Faced with uncertain financing conditions, more real estate borrowers are aiming to push out the maturity of their existing loans by up to two years, according to Jackie Bowie, head of Europe for risk management firm Chatham Financial.
Rising interest rates and tightening credit conditions have prompted borrowers to address their upcoming loan maturities. Bowie, who leads a team that acts for clients in areas including loan hedging, sees sponsors negotiating with their current lenders.
“We are seeing borrowers try to extend their existing facilities. People are actively negotiating a one/two years extension to debt terms, so although they would pay an arrangement fee for this, it is not a full refinancing,” she said.
Bowie has seen a mix of outcomes in how borrowers and lenders negotiate extensions, with margins increasing in some facilities by 25 basis points to 100bps. However, the terms on which extensions are granted depend heavily on the starting point for margins and loan covenants, she added. Chatham has seen in cases complete waivers of servicing covenants for a period, and situations in which there is no change in covenants aside from a reset of forward-looking measures.


As a result of the increase in loan extensions, Chatham is advising on a lot of hedging extensions. “[Clients] might have had three-or-four-year hedging, be two years in, and are adding a year at the other side, so constantly looking out three years. We call it top-up hedging or short dated extensions.”
Bowie said Chatham is also talking to lenders about permitting borrowers to hedge beyond the end of their loan terms. “The borrower can protect refinancing risk because when the loan matures in two years, all it is negotiating at that point is the margin as the underlying rate is already fixed.”
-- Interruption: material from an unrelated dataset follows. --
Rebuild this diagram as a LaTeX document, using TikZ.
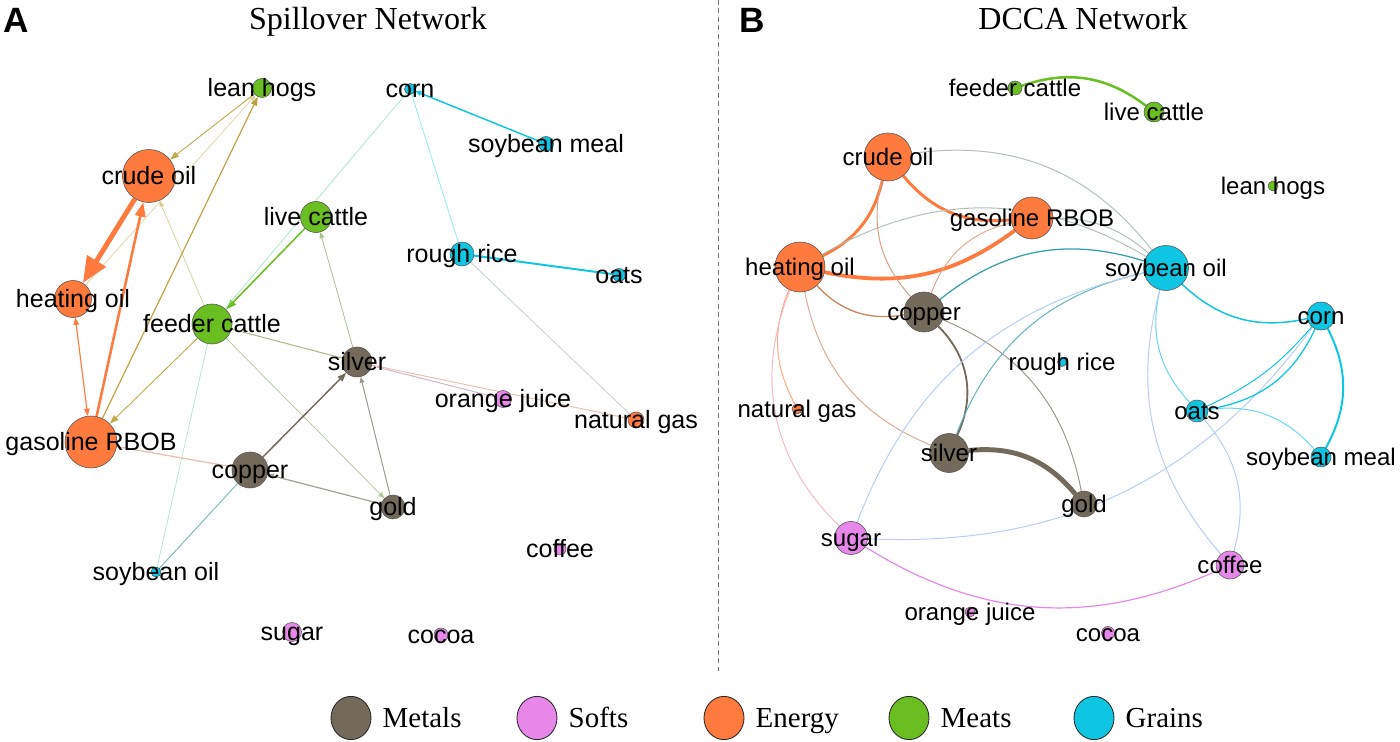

After the global financial crisis, banks reined in borrowers’ ability to hedge beyond their loan terms, Bowie explained. “Huge amounts of debt that had matured had long tails of hedging, and because interest rates had fallen, that hedging was out of the money and was a huge liability to cancel.”
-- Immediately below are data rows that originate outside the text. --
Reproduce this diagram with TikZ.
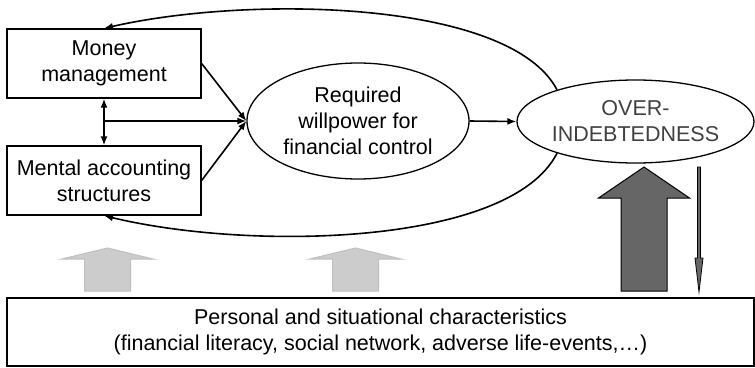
\documentclass[tikz,border=0pt]{standalone}
\usepackage{fontspec}
\setmainfont{Liberation Sans}
\usetikzlibrary{shapes, arrows.meta, positioning}

\begin{document}
\begin{tikzpicture}[
    x=1pt, y=-1pt,
    font=\fontsize{21.5}{26}\selectfont,
    >={Latex[length=9pt,width=7pt]},
    box/.style={rectangle, draw, line width=1.3pt, minimum width=194pt, minimum height=69pt, align=center, inner sep=0pt},
    oval/.style={ellipse, draw, line width=1.3pt, align=center, inner sep=0pt},
    link/.style={->, line width=1.6pt},
    light/.style={fill=black!20, draw=black!25, line width=1pt},
    dark/.style={fill=black!60, draw=black, line width=1pt}
]

\useasboundingbox (0,0) rectangle (755,367);

% Boxes and ovals
\node[box] (money) at (104,63.5) {Money\\management};
\node[box] (mental) at (104,180.5) {Mental accounting\\structures};
\node[oval, minimum width=222pt, minimum height=116pt] (will) at (358,121) {Required\\willpower for\\financial control};
\node[oval, minimum width=237pt, minimum height=83pt, text=black!75] (over) at (635.5,121.5) {OVER-\\INDEBTEDNESS};
\node[box, minimum width=747pt, minimum height=68pt] (base) at (380.5,332) {Personal and situational characteristics\\(financial literacy, social network, adverse life-events,\ldots)};

% Links
\coordinate (split) at (money.south |- will.west);
\draw[link, <->] (money.south) -- (mental.north);
\draw[link] (split) -- (will.west);
\draw[link] (money.east) -- (will.west);
\draw[link] (mental.east) -- (will.west);
\draw[link] (will.east) -- (over.west);

% Feedback loops
\draw[link] (over.158) .. controls (510,0) and (250,-5) .. (money.north);
\draw[link] (over.202) .. controls (510,246) and (250,251) .. (mental.south);

% Block arrows
\foreach \cx/\tip/\neck/\sty in {107.5/248/259/light, 355.5/248/259/light, 644/167/198/dark}
  \draw[\sty] (\cx-23,291) -- (\cx-23,\neck) -- (\cx-45.5,\neck) -- (\cx,\tip)
    -- (\cx+45.5,\neck) -- (\cx+23,\neck) -- (\cx+23,291) -- cycle;
\draw[dark, line width=0.8pt] (697.5,167) -- (700.5,167) -- (700.5,258) -- (703,258)
  -- (699,292) -- (695,258) -- (697.5,258) -- cycle;

\end{tikzpicture}
\end{document}
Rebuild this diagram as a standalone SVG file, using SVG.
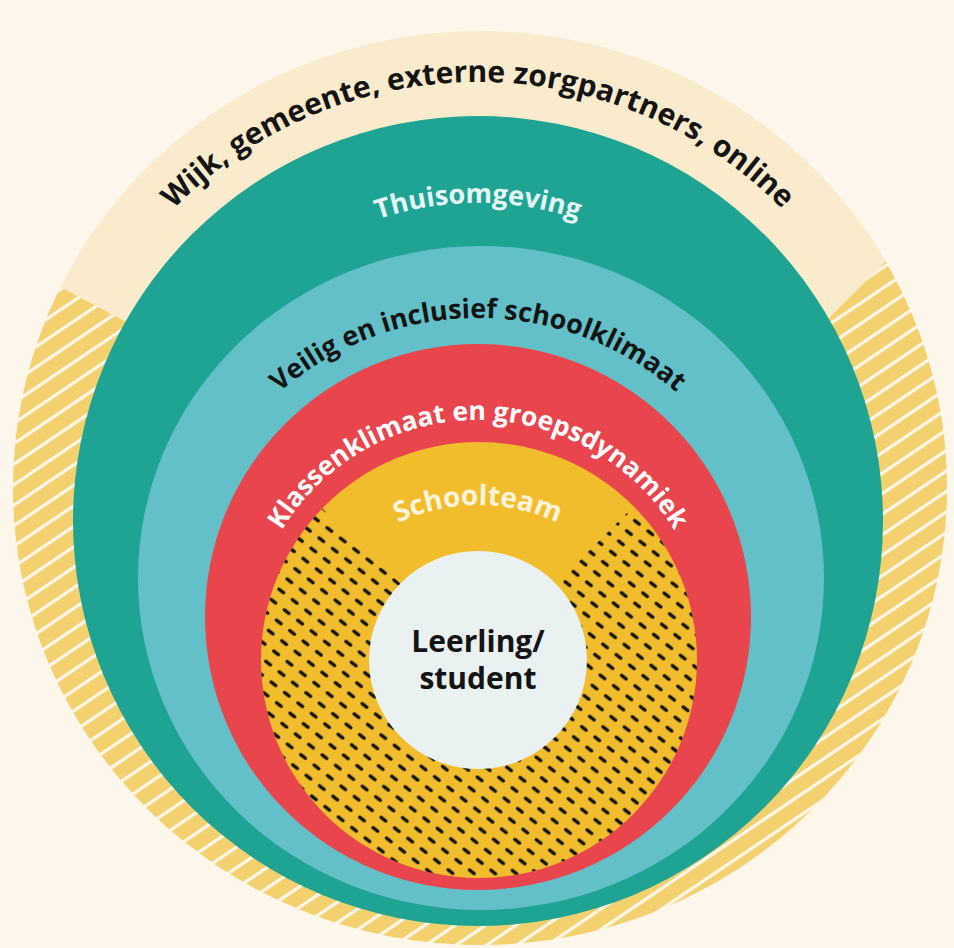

However, banks are now open to discussing longer-dated hedges, which Bowie says can help reduce risk for sponsors. “There’s certain language needed in the documentation to say if this loan is not refinanced at maturity, then the hedging needs to be broken. But it gives me comfort borrowers are looking to protect the refinancing risk a little.”
Active decision
Speaking to affiliate publication Real Estate Capital Europe in September 2022, Bowie said the sharp rise in rates, and therefore hedging costs, had taken many real estate clients by surprise. She says hedging options remain a key consideration for borrowers. “Cap rate premia have come down in line with swap rates, but the absolute premium costs are still high. Much more attention is being paid by borrowers as to whether to buy a cap or fix and not put cash out on day one. It’s a much more active decision then it was before.”
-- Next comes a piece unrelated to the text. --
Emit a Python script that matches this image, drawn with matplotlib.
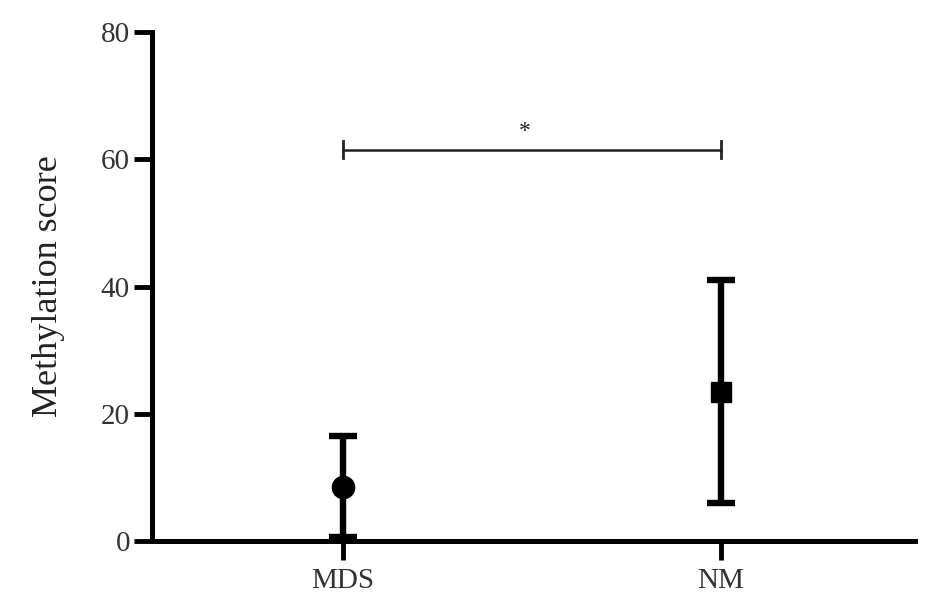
import numpy as np
import matplotlib.pyplot as plt

# Gruppen und Werte (Mittelwert mit Fehlerbalken)
groups = ['MDS', 'NM']
means = [8.6, 23.4]
upper = [16.5, 41.0]
lower = [0.6, 6.0]
markers = ['o', 's']
msizes = [16, 15]

plt.rcParams['font.family'] = ['Liberation Serif', 'DejaVu Serif']

fig = plt.figure(figsize=(9.45, 6.13), dpi=100)
ax = fig.add_axes([0.161, 0.117, 0.807, 0.831])

x = np.arange(len(groups))
for i in range(len(groups)):
    err = [[means[i] - lower[i]], [upper[i] - means[i]]]
    ax.errorbar(x[i], means[i], yerr=err, fmt=markers[i], color='black',
                markersize=msizes[i], elinewidth=4.6, capsize=10, capthick=4.6, zorder=3)

# Signifikanz-Klammer
y_br = 61.5
ax.plot([x[0], x[1]], [y_br, y_br], color='#222222', lw=1.8)
ax.plot([x[0], x[0]], [y_br - 1.3, y_br + 1.3], color='#222222', lw=2)
ax.plot([x[1], x[1]], [y_br - 1.3, y_br + 1.3], color='#222222', lw=2)
ax.text((x[0] + x[1]) / 2 - 0.02, y_br + 1.2, '*', ha='center', va='bottom', fontsize=17,
        color='#222222')

ax.set_xlim(-0.505, 1.513)
ax.set_ylim(0, 80)
ax.set_xticks(x)
ax.set_xticklabels(groups, fontsize=21, color='#333333')
ax.set_yticks([0, 20, 40, 60, 80])
ax.set_yticklabels(['0', '20', '40', '60', '80'], fontsize=21, color='#333333')
ax.tick_params(axis='y', width=3.5, length=13, direction='out', pad=3)
ax.tick_params(axis='x', width=3.5, length=14, direction='out', pad=5)
ax.set_ylabel('Methylation score', fontsize=26, labelpad=26, color='#222222')

for s in ['top', 'right']:
    ax.spines[s].set_visible(False)
for s in ['left', 'bottom']:
    ax.spines[s].set_linewidth(3.6)

fig.savefig('out.png', dpi=100)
Bowie sees signs of real estate debt pricing settling, partly due to debt funds competing for transactions. “We’ve come off the highs of the third quarter last year but there is an expectation still rates will go up. Both the euro and sterling swap curves are inverted, so the three-year swap rate in euros today are 3.05 percent and five-year is 2.83 percent, so if you hedge for longer, the rate is lower.”
She warns against sponsors putting off hedging on the expectation of falling rates. “We warn them the market is already pricing this in. If you’re going to hang off fixing your rate, it must be because you expect rates will fall even more than the market is already pricing in.
“If you can hedge sterling interest rates for sub-5 percent today, and you can get a margin at 2-2.5 percent, depending on your asset, an all-in cost of funds of 7.5 percent is kind of normal, if you look back over the longer term.”
Non-bank growth
Chatham sees an increase in activity from alternative lenders as they target market share at a time when banks are pulling back, Bowie added. “We see it because we have a substantial FX [foreign exchange] hedging advisory business, and those funds tend to hedge their FX exposure at the fund level. They might be euro denominated but they extend loans in sterling, Swedish krona, etc. Their return targets have increased because they are able to earn much more from lending than they would have done two years ago.”
While financing market conditions remain uncertain, Bowie says the impact of US regional bank failures, beginning with Silicon Valley Bank in March, is not having a clear impact on real estate debt pricing in Europe.
“It’s hard to separate the impact [of US bank failures] on credit pricing from the general malaise in the market. What did happen was that, when SVB failed, there was a big increase in credit being drawn, across markets including corporate lending. As soon as the banking issues started, borrowers drew down any debt which was available to them.”
She added: “Pricing in the real estate debt market is much more driven by conditions in asset classes themselves. For instance, sentiment towards offices is very negative, more so in the US than Europe.”